The expansion of IoT and Operational Technology (OT) creates needs for specialists in securing embedded systems and critical infrastructure. Cloud security remains a major focus, with specializations in multi-cloud environments and cloud-native security tools.
Concerns about quantum computing's impact on cryptography are slowly driving interest in post-quantum cryptography. Additionally, sophisticated ransomware tactics and supply chain attacks continue to demand expertise in incident response, threat intelligence, and third-party risk management.
Helpful Resources
Navigating the path to becoming a Cybersecurity Engineer involves continuous learning. Here are some resources:
- Online Learning Platforms: Sites like OpenCourser aggregate courses from various providers, allowing you to search and compare options in Cybersecurity, IT & Networking, and Programming. Features like saving courses to a manageable list can help organize your learning path.
- Certification Bodies: Organizations like CompTIA, (ISC)², ISACA, EC-Council, SANS/GIAC offer well-regarded industry certifications. Explore their websites for exam objectives and study materials.
- Government Resources: Agencies like NIST (nist.gov) and CISA (cisa.gov) provide frameworks, guidelines, and alerts.

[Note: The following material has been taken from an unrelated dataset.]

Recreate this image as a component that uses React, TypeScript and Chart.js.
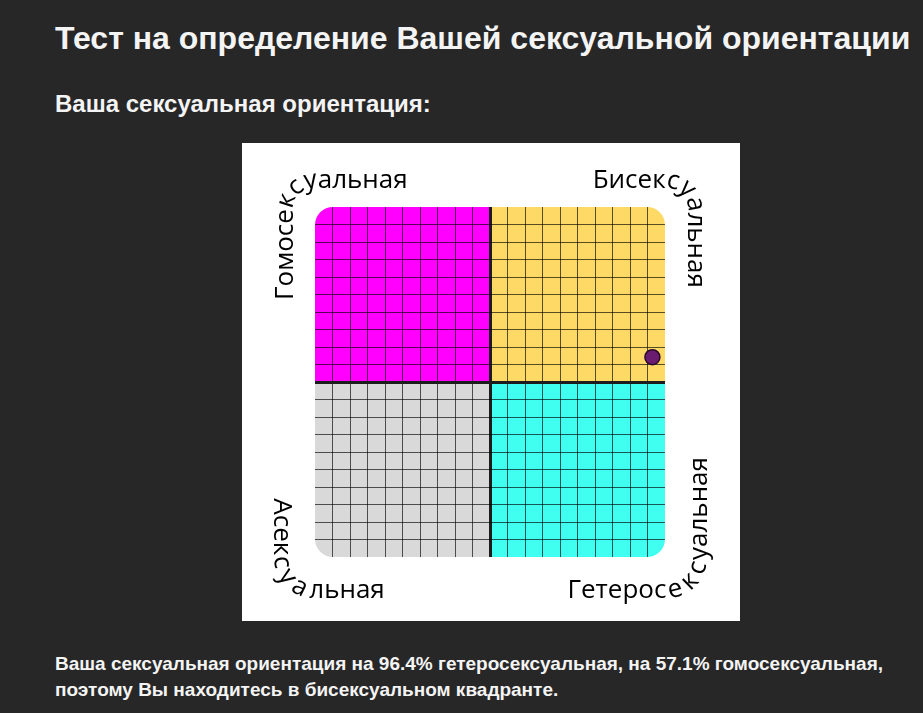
import React, { useEffect, useRef } from "react";
import { Chart, registerables } from "chart.js";

Chart.register(...registerables);

// ---------- data ----------
const heteroPercent = [96.4];
const homoPercent = [57.1];
const axisMin = 0;
const axisMax = 100;
const gridStep = 5;
const axisMid = 50;

const titleText = "Тест на определение Вашей сексуальной ориентации";
const subtitleText = "Ваша сексуальная ориентация:";
const resultPrefix = "Ваша сексуальная ориентация на ";
const resultMid = " гетеросексуальная, на ";
const resultSuffix = " гомосексуальная,";
const resultLine2 = "поэтому Вы находитесь в бисексуальном квадранте.";

// quadrant labels: top-left, top-right, bottom-left, bottom-right
const quadrantLabels = ["Гомосексуальная", "Бисексуальная", "Асексуальная", "Гетеросексуальная"];
const labelPivotChar = [7, 6, 5, 8];

// ---------- styles ----------
const quadrantColors = ["#ff00ff", "#ffd966", "#d9d9d9", "#40fff0"];
const labelCorners = ["tl", "tr", "bl", "br"];
const labelDirections = [1, 1, -1, -1];
const labelPivotShift = [2, 0, -5, 0];
const labelAdvanceRadius = [23, 23, 27, 27];
const labelFontSize = 26;
const labelFont = `${labelFontSize}px "Open Sans", "Noto Sans", sans-serif`;

type Pt = { x: number; y: number; a: number };
type Seg = { len: number; at: (t: number) => Pt };

function lineSeg(xa: number, ya: number, xb: number, yb: number): Seg {
  const len = Math.hypot(xb - xa, yb - ya);
  const a = Math.atan2(yb - ya, xb - xa);
  return {
    len,
    at: (t) => ({ x: xa + ((xb - xa) * t) / len, y: ya + ((yb - ya) * t) / len, a }),
  };
}
// arc drawn at radius r, text advance measured at radius rAdv
function arcSeg(cx: number, cy: number, r: number, rAdv: number, a0: number): Seg {
  return {
    len: (rAdv * Math.PI) / 2,
    at: (t) => {
      const ang = a0 + t / rAdv;
      return { x: cx + r * Math.cos(ang), y: cy + r * Math.sin(ang), a: ang + Math.PI / 2 };
    },
  };
}
function ringPath(x0: number, y0: number, x1: number, y1: number, r: number, rAdv: number) {
  const segs: Seg[] = [
    lineSeg(x0 + r, y0, x1 - r, y0),
    arcSeg(x1 - r, y0 + r, r, rAdv, -Math.PI / 2),
    lineSeg(x1, y0 + r, x1, y1 - r),
    arcSeg(x1 - r, y1 - r, r, rAdv, 0),
    lineSeg(x1 - r, y1, x0 + r, y1),
    arcSeg(x0 + r, y1 - r, r, rAdv, Math.PI / 2),
    lineSeg(x0, y1 - r, x0, y0 + r),
    arcSeg(x0 + r, y0 + r, r, rAdv, Math.PI),
  ];
  const total = segs.reduce((s, g) => s + g.len, 0);
  const starts: number[] = [];
  let acc = 0;
  segs.forEach((g) => {
    starts.push(acc);
    acc += g.len;
  });
  const mids: Record<string, number> = {
    tr: starts[1] + segs[1].len / 2,
    br: starts[3] + segs[3].len / 2,
    bl: starts[5] + segs[5].len / 2,
    tl: starts[7] + segs[7].len / 2,
  };
  const pointAt = (s: number): Pt => {
    let v = ((s % total) + total) % total;
    for (const g of segs) {
      if (v <= g.len) return g.at(v);
      v -= g.len;
    }
    return segs[0].at(0);
  };
  return { pointAt, mids };
}

function roundedRectPath(ctx: CanvasRenderingContext2D, x: number, y: number, w: number, h: number, r: number) {
  ctx.beginPath();
  ctx.moveTo(x + r, y);
  ctx.lineTo(x + w - r, y);
  ctx.arcTo(x + w, y, x + w, y + r, r);
  ctx.lineTo(x + w, y + h - r);
  ctx.arcTo(x + w, y + h, x + w - r, y + h, r);
  ctx.lineTo(x + r, y + h);
  ctx.arcTo(x, y + h, x, y + h - r, r);
  ctx.lineTo(x, y + r);
  ctx.arcTo(x, y, x + r, y, r);
  ctx.closePath();
}

const quadrantPlugin = {
  id: "quadrants",
  beforeDraw(chart: any) {
    const { ctx, chartArea } = chart;
    const { left, top, right, bottom } = chartArea;
    const mx = chart.scales.x.getPixelForValue(axisMid);
    const my = chart.scales.y.getPixelForValue(axisMid);
    ctx.save();
    ctx.fillStyle = "#ffffff";
    ctx.fillRect(0, 0, chart.width, chart.height);
    roundedRectPath(ctx, left, top, right - left, bottom - top, 18);
    ctx.clip();
    ctx.fillStyle = quadrantColors[0];
    ctx.fillRect(left, top, mx - left, my - top);
    ctx.fillStyle = quadrantColors[1];
    ctx.fillRect(mx, top, right - mx, my - top);
    ctx.fillStyle = quadrantColors[2];
    ctx.fillRect(left, my, mx - left, bottom - my);
    ctx.fillStyle = quadrantColors[3];
    ctx.fillRect(mx, my, right - mx, bottom - my);
    // clip stays active while the grid is drawn; restored before datasets
  },
  beforeDatasetsDraw(chart: any) {
    chart.ctx.restore();
  },
  afterDatasetsDraw(chart: any) {
    const { ctx, chartArea } = chart;
    const { left, top, right, bottom } = chartArea;
    const capH = labelFontSize * 0.714;
    ctx.save();
    ctx.font = labelFont;
    ctx.fillStyle = "#000000";
    ctx.textAlign = "center";
    ctx.textBaseline = "alphabetic";
    quadrantLabels.forEach((label, li) => {
      const ring = ringPath(left - 31.5, top - 28.5, right + 32.5, bottom + 32, 31, labelAdvanceRadius[li]);
      const chars = Array.from(label);
      const widths = chars.map((c) => ctx.measureText(c).width);
      const prefix: number[] = [];
      let acc = 0;
      widths.forEach((w) => {
        prefix.push(acc);
        acc += w;
      });
      const p = labelPivotChar[li];
      const pivotPos = prefix[p] + widths[p] / 2 - labelPivotShift[li];
      const dir = labelDirections[li];
      const mid = ring.mids[labelCorners[li]];
      chars.forEach((c, i) => {
        const d = prefix[i] + widths[i] / 2 - pivotPos;
        const pt = ring.pointAt(mid + dir * d);
        const ang = pt.a + (dir < 0 ? Math.PI : 0);
        ctx.save();
        ctx.translate(pt.x, pt.y);
        ctx.rotate(ang);
        ctx.fillText(c, 0, capH / 2);
        ctx.restore();
      });
    });
    ctx.restore();
  },
};

function gridColor(v: number) {
  if (v === axisMin || v === axisMax) return "rgba(0,0,0,0)";
  if (v === axisMid) return "#1c1c1c";
  return "rgba(0,0,0,0.65)";
}
function gridWidth(v: number) {
  return v === axisMid ? 3 : 1;
}

export default function App() {
  const canvasRef = useRef<HTMLCanvasElement>(null);

  useEffect(() => {
    const points = heteroPercent.map((x, i) => ({ x, y: homoPercent[i] }));
    const chart = new Chart(canvasRef.current as HTMLCanvasElement, {
      type: "scatter",
      data: {
        datasets: [
          {
            data: points,
            pointRadius: 7.5,
            pointHoverRadius: 7.5,
            pointBackgroundColor: "#6a1c70",
            pointBorderColor: "#2a0a2c",
            pointBorderWidth: 1.5,
          },
        ],
      },
      options: {
        responsive: false,
        animation: false,
        events: [],
        devicePixelRatio: 1,
        layout: { padding: { left: 73, right: 75, top: 64, bottom: 64 } },
        plugins: {
          legend: { display: false },
          tooltip: { enabled: false },
          title: { display: false },
        },
        scales: {
          x: {
            type: "linear",
            min: axisMin,
            max: axisMax,
            ticks: { display: false, stepSize: gridStep },
            grid: {
              drawTicks: false,
              color: (c: any) => gridColor(c.tick.value),
              lineWidth: (c: any) => gridWidth(c.tick.value),
            },
            border: { display: false },
          },
          y: {
            type: "linear",
            min: axisMin,
            max: axisMax,
            ticks: { display: false, stepSize: gridStep },
            grid: {
              drawTicks: false,
              color: (c: any) => gridColor(c.tick.value),
              lineWidth: (c: any) => gridWidth(c.tick.value),
            },
            border: { display: false },
          },
        },
      },
      plugins: [quadrantPlugin],
    } as any);
    return () => chart.destroy();
  }, []);

  const textFont = '"Liberation Sans", Arial, sans-serif';

  return (
    <div style={{ position: "fixed", inset: 0, background: "#272727", overflow: "hidden" }}>
      <div
        style={{
          position: "absolute",
          left: 55,
          top: 20,
          fontFamily: textFont,
          fontWeight: 700,
          fontSize: 32,
          lineHeight: "37px",
          color: "#f4f4f4",
          whiteSpace: "nowrap",
        }}
      >
        {titleText}
      </div>
      <div
        style={{
          position: "absolute",
          left: 55,
          top: 90,
          fontFamily: textFont,
          fontWeight: 700,
          fontSize: 24,
          lineHeight: "28px",
          color: "#f4f4f4",
          whiteSpace: "nowrap",
        }}
      >
        {subtitleText}
      </div>
      <div style={{ position: "absolute", left: 242, top: 143, width: 498, height: 478, background: "#ffffff" }}>
        <canvas ref={canvasRef} width={498} height={478} style={{ display: "block", width: 498, height: 478 }} />
      </div>
      <div
        style={{
          position: "absolute",
          left: 55,
          top: 651,
          fontFamily: textFont,
          fontWeight: 700,
          fontSize: 19,
          lineHeight: "26px",
          color: "#f4f4f4",
          whiteSpace: "nowrap",
        }}
      >
        <div>
          {resultPrefix}
          <span style={{ fontWeight: 900 }}>{heteroPercent[0]}%</span>
          {resultMid}
          <span style={{ fontWeight: 900 }}>{homoPercent[0]}%</span>
          {resultSuffix}
        </div>
        <div>{resultLine2}</div>
      </div>
    </div>
  );
}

- News & Communities: Stay updated through reputable cybersecurity news sites and participate in online communities (like Reddit subreddits r/cybersecurity, r/netsec) to learn from peers.
- OpenCourser Guides: Check the OpenCourser Learner's Guide for tips on effective self-study, using online courses, and preparing for certifications.
Embarking on a career as a Cybersecurity Engineer requires dedication, continuous learning, and a passion for solving complex problems. While the path can be challenging, the rewards—both professional and personal—are substantial. By leveraging available resources, building practical skills, and staying adaptable, aspiring engineers can build a successful and impactful career in this vital field.